それはどのような意味を持っているのでしょうか。

日本では囲炉裏のまわりで。
「むかしむかし……」で始まって、「めでたしめでたし」や「とっぴんぱらりのぷう」など、定型の結語と共に終わるもの。
まだ文字も読めない子どもに聞かせる民話、それは娯楽であり、未知の冒険、新たな旅への誘いでした。

第二話を読んでいる時、この「語り」には必ず「死」がまとわりついているな、と思いました。
それはなぜなのか?

読み進めていくうち、これはただの「語り」ではなく、不老不死の生物「魔物」をめぐる、ひとつの大きな物語であることが分かります。
人を食べることでしか飢えを癒せず、人に恐れられながらも死ぬことが出来ない、哀しい「魔物」。

第六話で物語の核心が掴め、「うーんなるほど」と唸りました。
あやしげな語り部二人きりの煌夜祭が、なぜ始まったのか。
毒をもつムジカダケが生える意味や、酸の海に浮かぶ島、数の増えない魔物たち、語り部の正体、などの謎がだんだんと明かされていきます。

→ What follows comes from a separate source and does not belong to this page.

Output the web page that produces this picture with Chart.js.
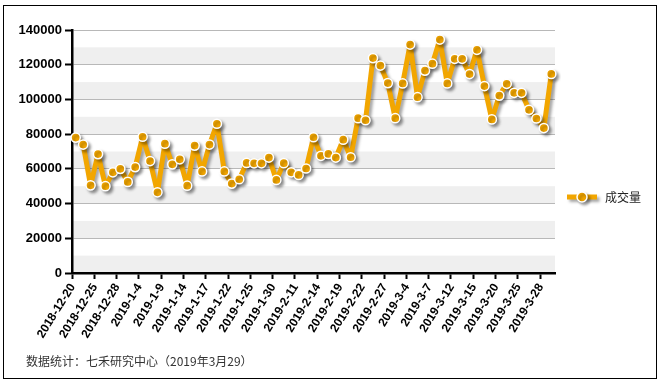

人物関係と人名が入り交ざり、私の脳内では処理しきれなかったのですが、相関図を紙に書いてみて、ようやくなんとか分かりました。

終盤に入る頃から最後に至るまでは、物語に引き込まれ、面白く読めました。今まで語られてきた、一見無関係のように思える話が、ひとつに集束していき、一挙にまとめあげる構成は素晴らしいです。
第七話の「すべてのことには意味がある」というタイトル通りでした。
人々の記憶が受け継がれ、語られ、続いてゆく歴史。

死の気配が充満するこの物語の中で、ただひとつ光っていたもの――それは、人であれ魔物であれ、大切な人を愛しいと思う気持ちでした。

勝ち目のない大戦の中、絶望に埋もれて。
眼前にひろがる、地獄のような惨状で。
愛する人を守りたい、けれど守れないという葛藤の中で。

そこには善も悪も意味をなしません。正義は主観でしかない、と私たちは知っているからです。
やがてすべては……記憶に溶け、歴史となります。

構成もさることながら、世界設定がとても興味深く、長編でも読んでみたかったと心底思いました。
酸の海に浮かぶ島々、蒸気を利用して島と島とを移動する飛行船、仮面をつけて島と島を渡り歩く語り部たち。

私は「観測士」という仕事が、特に魅力的でした。島の動きや蒸気の時間などを計算して、飛行船に乗る人々の命を預かる職業。航海士と同じようなものでしょうか。彼方に臨む隣島を眺め、蒸気塔から自らの島を見渡す。それはさぞかし、うつくしい眺めに違いありません。
しかし……。

この物語は、そんな当たり前のように思える日常の風景が、永遠に続くものではないことを思い知らされます。

それでも、人々の心に残って光りつづけるものは、確かにあるのです。
語り部が流した、一筋の涙のように。

異世界ファンタジーの無限の面白さを痛感しました。多崎礼氏に心からの感謝を述べさせて頂きます。